Thursday, July 2, 2015

An Interesting Take on Wives Giving Themselves to Husbands in the Temple

I have read and been in involved in multiple conversations in my life about the wording in the temple where the wife gives herself to her husband and the husband takes her unto himself.   I know quite a few women who don't like that wording - who feel that it is sexist and offensive, since the husband doesn't give himself to his wife, as well.  I would have no problem whatsoever if the wording was changed to a more modern version of how most people view marriage now as a mutual giving and taking, but the following has helped me not be upset in any way about the current wording. 

I am not a young man by any stretch, and I know a woman who I think is old enough to be my grandmother.  I would guess she is in her 90's - which means her parents were born a few years before or after the turn of the century - around 1900. Those parents had grandparents who were alive during the Nauvoo period.

I asked this woman once about the temple wording addressed in this post, and the following is what she said, in my own summary wording:

Back then, they talked about sex in terms of taking and giving. They believed consent couldn't be "taken". Rather, it had to be "given". If a woman wasn't willing to "give herself" to a man, sex with her was not appropriate - since she would have been "taken" without permission. It was a way to put power in the hands of a woman in a physical situation where she most often could have been powerless.

Thus, in order for a marriage to be seen as legitimate, the woman FIRST had to "give herself" to the man BEFORE that man could "take her unto himself".

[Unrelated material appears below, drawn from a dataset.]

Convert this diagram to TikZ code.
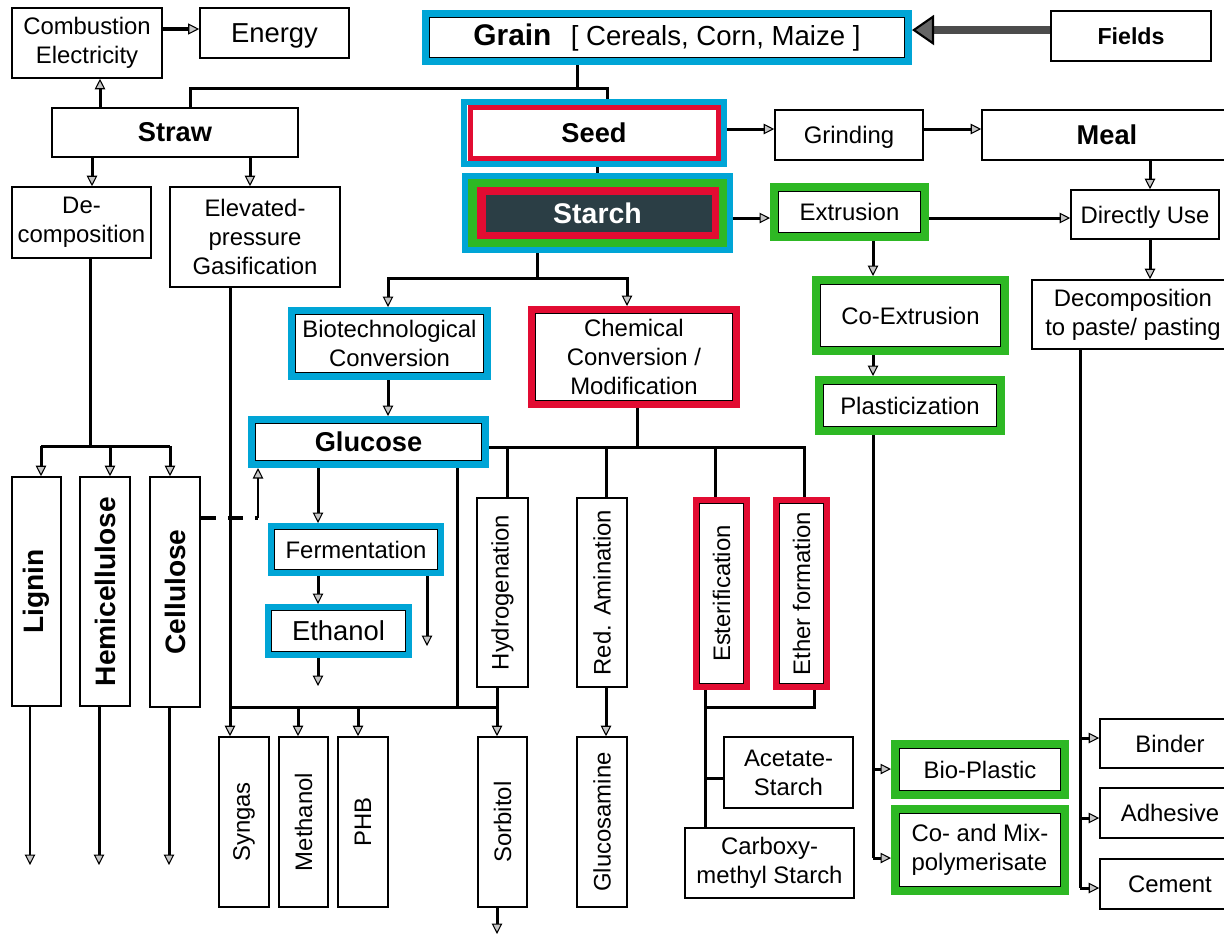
\documentclass[tikz,border=0pt]{standalone}
\usepackage{fontspec}
\setmainfont{Liberation Sans}
\usepackage{graphicx}
\usetikzlibrary{arrows.meta,calc}

\definecolor{cblue}{RGB}{0,165,214}
\definecolor{cgreen}{RGB}{46,184,36}
\definecolor{cred}{RGB}{226,12,50}
\definecolor{cdark}{RGB}{43,62,69}

\tikzset{
  boxst/.style={draw=black, line width=0.9pt, fill=white, inner sep=0pt, align=center},
  reg/.style={font=\fontsize{13.6}{16.6}\selectfont},
  big/.style={font=\fontsize{15.6}{18}\selectfont},
  bld/.style={font=\bfseries\fontsize{15.5}{18}\selectfont},
  bldsm/.style={font=\bfseries\fontsize{13.2}{16}\selectfont},
  bldl/.style={font=\bfseries\fontsize{16}{19}\selectfont},
  ln/.style={line width=0.06cm},
  arr/.style={-{Triangle[length=0.21cm,width=0.21cm,fill=gray!45,line width=0.6pt]}},
}

% plain box given by its corners (x1,y1)-(x2,y2) in pixel units
\newcommand\bx[7]{%
  \node[boxst, #6, minimum width={(#4-#2)*0.02cm}, minimum height={(#5-#3)*0.02cm}]
    (#1) at ({(#2+#4)/2},{(#3+#5)/2}) {#7};}

% box with a thick coloured frame (outer corners, colour, frame width)
\newcommand\cbx[9]{%
  \node[boxst, #8, draw=#6, line width=#7*0.02cm,
    minimum width={(#4-#2-#7)*0.02cm}, minimum height={(#5-#3-#7)*0.02cm},
    path picture={\draw[black,line width=0.5pt]
      ([shift={(#7/2+0.6,-#7/2-0.6)}]path picture bounding box.south west) rectangle
      ([shift={(-#7/2-0.6,#7/2+0.6)}]path picture bounding box.north east);}]
    (#1) at ({(#2+#4)/2},{(#3+#5)/2}) {#9};}

\begin{document}
\begin{tikzpicture}[x=0.02cm,y=-0.02cm]
\useasboundingbox (0,0) rectangle (1224,938);
\fill[white] (0,0) rectangle (1224,938);
\clip (0,0) rectangle (1224,938);

% ---------- top row ----------
\bx{comb}{12}{8}{162}{78}{reg}{Combustion\\Electricity}
\bx{energy}{200}{8}{349}{58}{big, text depth=0pt}{Energy}
\cbx{grain}{422}{10}{912}{65}{cblue}{7}{}{{\bfseries\fontsize{17}{20}\selectfont Grain}\hspace{11pt}{\fontsize{15.7}{19}\selectfont [ Cereals, Corn, Maize ]}}
\bx{fields}{1051}{11}{1211}{61}{bldsm}{Fields}

% ---------- second row ----------
\bx{straw}{52}{108}{298}{157}{bld}{Straw}
\node[boxst, bld, draw=cblue, line width=6*0.02cm,
  minimum width={(727-461-6)*0.02cm}, minimum height={(167-99-6)*0.02cm},
  path picture={\draw[cred, line width=5*0.02cm]
    ([shift={(6.5,-5.5)}]path picture bounding box.south west) rectangle
    ([shift={(-5.5,5.5)}]path picture bounding box.north east);}]
  (seed) at (594,133) {Seed};
\bx{grind}{775}{110}{923}{160}{reg, text depth=0pt}{Grinding}
\bx{meal}{982}{110}{1232}{160}{bld}{Meal}

% ---------- starch row ----------
\node[boxst, draw=cblue, line width=6*0.02cm, text=white,
  font=\bfseries\fontsize{16.2}{19}\selectfont,
  minimum width={(733-462-6)*0.02cm}, minimum height={(253-173-6)*0.02cm},
  path picture={
    \fill[cgreen] ([shift={(3,-3)}]path picture bounding box.south west) rectangle
                  ([shift={(-3,3)}]path picture bounding box.north east);
    \fill[cred]   ([shift={(12,-11)}]path picture bounding box.south west) rectangle
                  ([shift={(-11,11)}]path picture bounding box.north east);
    \fill[cdark]  ([shift={(21,-18)}]path picture bounding box.south west) rectangle
                  ([shift={(-18,19)}]path picture bounding box.north east);}]
  (starch) at (597.5,213) {Starch};
\cbx{extr}{770}{183}{929}{241}{cgreen}{8}{reg}{Extrusion}
\bx{direct}{1071}{190}{1219}{239}{reg, text depth=0pt}{Directly Use}
\bx{decomp}{12}{187}{151}{258}{reg}{De-\\composition}
\bx{elev}{170}{187}{340}{287}{reg}{Elevated-\\pressure\\Gasification}

% ---------- conversions ----------
\cbx{coext}{812}{276}{1009}{355}{cgreen}{8}{reg}{Co-Extrusion}
\bx{paste}{1032}{280}{1234}{349}{reg}{Decomposition\\to paste/ pasting}
\cbx{biotech}{288}{307}{491}{380}{cblue}{7}{reg}{Biotechnological\\Conversion}
\cbx{chem}{528}{306}{740}{408}{cred}{7}{reg}{Chemical\\Conversion /\\Modification}
\cbx{plast}{815}{376}{1005}{435}{cgreen}{8}{reg}{Plasticization}
\cbx{glucose}{248}{416}{489}{468}{cblue}{7}{bld}{Glucose}

% ---------- straw fractions ----------
\bx{lignin}{12}{477}{61}{706}{bldl}{\rotatebox{90}{Lignin}}
\bx{hemi}{80}{477}{130}{706}{bldl}{\rotatebox{90}{Hemicellulose}}
\bx{cellu}{150}{477}{200}{707}{bldl}{\rotatebox{90}{Cellulose}}

% ---------- glucose and chemical routes ----------
\bx{hydro}{477}{498}{528}{687}{reg}{\rotatebox{90}{Hydrogenation}}
\bx{amin}{577}{498}{627}{687}{reg}{\rotatebox{90}{Red. Amination}}
\cbx{ester}{693}{497}{750}{690}{cred}{6}{reg}{\rotatebox{90}{Esterification}}
\cbx{ether}{773}{497}{830}{690}{cred}{6}{reg}{\rotatebox{90}{Ether formation}}
\cbx{ferm}{268}{523}{444}{576}{cblue}{6}{reg}{Fermentation}
\cbx{ethanol}{265}{604}{412}{658}{cblue}{6}{big}{Ethanol}

% ---------- products ----------
\bx{syngas}{219}{737}{269}{907}{reg}{\rotatebox{90}{Syngas}}
\bx{methanol}{279}{737}{328}{907}{reg}{\rotatebox{90}{Methanol}}
\bx{phb}{338}{737}{388}{907}{reg}{\rotatebox{90}{PHB}}
\bx{sorbitol}{478}{737}{527}{907}{reg}{\rotatebox{90}{Sorbitol}}
\bx{glucosamine}{577}{737}{627}{907}{reg}{\rotatebox{90}{Glucosamine}}
\bx{acetate}{724}{737}{853}{808}{reg}{Acetate-\\Starch}
\bx{carboxy}{685}{828}{854}{898}{reg}{Carboxy-\\methyl Starch}
\cbx{bioplast}{891}{740}{1069}{799}{cgreen}{8}{reg}{Bio-Plastic}
\cbx{comix}{891}{805}{1069}{895}{cgreen}{8}{reg, align=left}{Co- and Mix-\\polymerisate}
\bx{binder}{1100}{719}{1240}{768}{reg}{Binder}
\bx{adhes}{1100}{788}{1240}{838}{reg}{Adhesive}
\bx{cement}{1100}{859}{1240}{909}{reg}{Cement}

% ---------- junction points ----------
\coordinate (ce) at (0,29);
\coordinate (fg) at (0,30);
\coordinate (g0) at (577,88);
\coordinate (g1) at (190,88);
\coordinate (g2) at (607,88);
\coordinate (cx) at (100,90);
\coordinate (sx1) at (92,172);
\coordinate (sx2) at (250,172);
\coordinate (r1) at (0,129);
\coordinate (r2) at (0,218);
\coordinate (ss) at (597,170);
\coordinate (mx) at (1150,0);
\coordinate (ex) at (873,0);
\coordinate (sb0) at (537,278);
\coordinate (sb1) at (388,278);
\coordinate (sb2) at (627,278);
\coordinate (fx) at (318,0);
\coordinate (ethend) at (318,686);
\coordinate (fside) at (427,646);
\coordinate (cb0) at (637,447);
\coordinate (cb1) at (507,447);
\coordinate (cb2) at (606,447);
\coordinate (cb3) at (715,447);
\coordinate (cb4) at (804,447);
\coordinate (bb0) at (230,707);
\coordinate (bb1) at (298,707);
\coordinate (bb2) at (358,707);
\coordinate (bb3) at (457,707);
\coordinate (bb4) at (497,707);
\coordinate (sorbend) at (497,934);
\coordinate (lb0) at (90,446);
\coordinate (lb1) at (41,446);
\coordinate (lb2) at (110,446);
\coordinate (lb3) at (170,446);
\coordinate (le1) at (30,865);
\coordinate (le2) at (99,865);
\coordinate (le3) at (169,865);
\coordinate (cd) at (258,518);
\coordinate (eb0) at (705,707);
\coordinate (eb1) at (814,707);
\coordinate (eb2) at (705,778);
\coordinate (pj1) at (873,769);
\coordinate (pj2) at (873,858);
\coordinate (dj1) at (1080,738);
\coordinate (dj2) at (1080,818);
\coordinate (dj3) at (1080,888);

% ---------- connectors ----------
\draw[line width=0.08cm, -{Triangle[length=0.22cm,width=0.22cm,fill=gray!45,line width=0.6pt]}]
  (comb.east |- ce) -- (energy.west |- ce);
\draw[line width=0.16cm, draw=black!70,
  -{Triangle[length=0.44cm,width=0.6cm,color=black,fill=black!60,line width=1.2pt]}]
  (fields.west |- fg) -- (grain.east |- fg);

\draw[ln] (grain.south -| g0) -- (g0);
\draw[ln] (straw.north -| g1) -- (g1) -- (g2) -- (seed.north -| g2);
\draw[ln,arr] (straw.north -| cx) -- (comb.south -| cx);
\draw[ln,arr] (straw.south -| sx1) -- (decomp.north -| sx1);
\draw[ln,arr] (straw.south -| sx2) -- (elev.north -| sx2);

\draw[ln,arr] (seed.east |- r1) -- (grind.west |- r1);
\draw[ln,arr] (grind.east |- r1) -- (meal.west |- r1);
\draw[ln] (seed.south -| ss) -- (starch.north -| ss);
\draw[ln,arr] (starch.east |- r2) -- (extr.west |- r2);
\draw[ln,arr] (extr.east |- r2) -- (direct.west |- r2);
\draw[ln,arr] (meal.south -| mx) -- (direct.north -| mx);
\draw[ln,arr] (direct.south -| mx) -- (paste.north -| mx);
\draw[ln,arr] (extr.south -| ex) -- (coext.north -| ex);
\draw[ln,arr] (coext.south -| ex) -- (plast.north -| ex);

\draw[ln] (plast.south -| pj1) -- (pj2);
\draw[ln,arr] (pj1) -- (bioplast.west |- pj1);
\draw[ln,arr] (pj2) -- (comix.west |- pj2);

\draw[ln] (paste.south -| dj1) -- (dj3);
\draw[ln,arr] (dj1) -- (binder.west |- dj1);
\draw[ln,arr] (dj2) -- (adhes.west |- dj2);
\draw[ln,arr] (dj3) -- (cement.west |- dj3);

\draw[ln] (starch.south -| sb0) -- (sb0);
\draw[ln,arr] (sb0) -- (sb1) -- (biotech.north -| sb1);
\draw[ln,arr] (sb0) -- (sb2) -- (chem.north -| sb2);
\draw[ln,arr] (biotech.south -| sb1) -- (glucose.north -| sb1);

\draw[ln,arr] (glucose.south -| fx) -- (ferm.north -| fx);
\draw[ln,arr] (ferm.south -| fx) -- (ethanol.north -| fx);
\draw[ln,arr] (ethanol.south -| fx) -- (ethend);
\draw[ln,arr] (ferm.south -| fside) -- (fside);

\draw[ln] (chem.south -| cb0) -- (cb0);
\draw[ln] (glucose.east |- cb0) -- (cb4) -- (ether.north -| cb4);
\draw[ln] (cb1) -- (hydro.north -| cb1);
\draw[ln] (cb2) -- (amin.north -| cb2);
\draw[ln] (cb3) -- (ester.north -| cb3);

\draw[ln,arr] (elev.south -| bb0) -- (syngas.north -| bb0);
\draw[ln] (bb0) -- (bb4);
\draw[ln] (glucose.south -| bb3) -- (bb3);
\draw[ln,arr] (bb1) -- (methanol.north -| bb1);
\draw[ln,arr] (bb2) -- (phb.north -| bb2);
\draw[ln,arr] (hydro.south -| bb4) -- (sorbitol.north -| bb4);
\draw[ln,arr] (sorbitol.south -| bb4) -- (sorbend);
\draw[ln,arr] (amin.south -| cb2) -- (glucosamine.north -| cb2);

\draw[ln] (ester.south -| eb0) -- (carboxy.north -| eb0);
\draw[ln] (ether.south -| eb1) -- (eb1) -- (eb0);
\draw[ln] (eb2) -- (acetate.west |- eb2);

\draw[ln] (decomp.south -| lb0) -- (lb0);
\draw[ln] (lb1) -- (lb3);
\draw[ln,arr] (lb1) -- (lignin.north -| lb1);
\draw[ln,arr] (lb2) -- (hemi.north -| lb2);
\draw[ln,arr] (lb3) -- (cellu.north -| lb3);
\draw[ln,arr] (lignin.south -| le1) -- (le1);
\draw[ln,arr] (hemi.south -| le2) -- (le2);
\draw[ln,arr] (cellu.south -| le3) -- (le3);

\draw[line width=0.08cm, dash pattern=on 0.3cm off 0.24cm] (cellu.east |- cd) -- (cd);
\draw[line width=0.045cm, arr] (cd) -- (glucose.south -| cd);
\end{tikzpicture}
\end{document}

I thought that was fascinating - that what we tend to see as discriminatory against women was seen by this older woman as a wonderful construct to give her power and protection when she wouldn't have had those things otherwise.

Wednesday, July 1, 2015

True Repentance Is Not Always Complete Repentance

In general, we don't handle addictions very well in the Church.

First, it is stigmatized so much that it is hard for many members to admit - and it is easy for those not addicted to over-react.  Second, "true repentance" ("true" as in "pointed in the right direction, like "true north") and "complete repentance" ("complete" as in "finished") are two very different things.

True repentance is a condition of the heart and spirit - a deep desire to be the best "me" possible and faith (hope in the unseen) that I can continue to grow and be better over time, with an acceptance of grace that makes up the difference between what I want to be and what I am - and might always be in this life, like Paul's reference to the thorn of his flesh.

Complete repentance is a condition of the body, where we have stopped doing certain things that keep us from being who we want to be. True repentance can exist "fully" even when complete repentance is not possible (like an addict who tries valiantly to change all his life but stumbles occasionally) - and, I would argue, complete repentance (in terms of Mormon theology) doesn't occur until we are perfected as gods. True repentance, justified by the grace of the Atonement, allows for thorns of the flesh to continue to exist without guilt and punishment in the end.

We teach complete repentance in most cases where we should be teaching true repentance, and the failure to distinguish between the two causes real harm to many people - especially those struggling with an addiction.